Here is the code I have written so far

uint32_t phaseInt(uint32_t N, enum ProcessChoice Choice) {

   uint32_t phaseInt = 0;
   uint32_t tempVar = N;

   if (tempVar == 0){
    phaseInt = 0;
   }
   if (tempVar != 0 && Choice == Even){
    while(tempVar != 0)
        {
          tempVar % 10;
           tempVar /= 10;
          if ( tempVar % 2 == 0)
          {
              doSomeAction(tempVar);
          }
        }

   }

Answer 1

For example if I want to remove all even digits from 123658 and be left with 135 how could I do that?
... can't use arrays, character variables or Math.h functions.

OP's code is somewhat close.

phaseInt = 0; reminds me of BASIC. In C, return the value instead.

I am sure a non-recursive solution, something like OP's can be written, yet recursion is so tight here.

Pseudo recursion code to not give it all away

uint32_t PhaseInt_SansEven(uint32_t n) {
  if (has_a_small_value_that_needs_no_recursion_and_can_return_0(n)) {
    return 0;
  }

  uint32_t msdigits = all_digits_except_the_least(n);
  uint32_t lsdigit = the_least_digit(n);

  // If odd digit
  if (test_for_oddness(lsdigit) {
    // How to "append" the left digits and the 1 right one
    return PhaseInt_SansEven(msdigits) * TBD1 + lsdigit;
  } else {
    // How to "append" the left digits and ""
    return PhaseInt_SansEven(msdigits) + TBD2;
  }
}

As @BLUEPIXY commented, an all even digit number needs to return an empty number.
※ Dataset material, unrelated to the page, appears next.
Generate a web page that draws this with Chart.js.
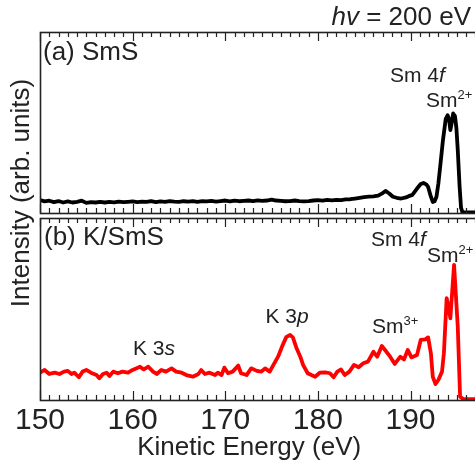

Hope 0 is OK.

---

Or non-recursive

uint32_t PhaseInt_SansEven(uint32_t n) {
  uint32_t odds = 0;
  uint32_t pow10 = TBD1;  // Think ones place
  while (n) {
    uint32_t least_digit = the_least_digit_think_mod(n);
    n = shift_one_decimal_digit_right_think_divide(n);
    if (least_digit%2) {
      odds += pow10 * least_digit;
      pow10 *= TBD; // Make 10x larger
    }
  }
  return odds;
}

Answer 2

I don't see the need to use recursion here, it only complicates stuff -feels good though-, you can use a simple while loop with and if statement:

int digit,input,output = 0,currentFactor=1;
//read input
while(input!=0)
{
    digit = input % 10; //read digit
    input = input / 10; //remove digit from input

    if(digit % 2 == 1) //if digit is odd
    {
        output +=  digit*currentFactor; //add digit to output at the position determined by factor
        currentFactor *= 10; //move the position by one digit (multiply factor by 10)
    }
}
return output;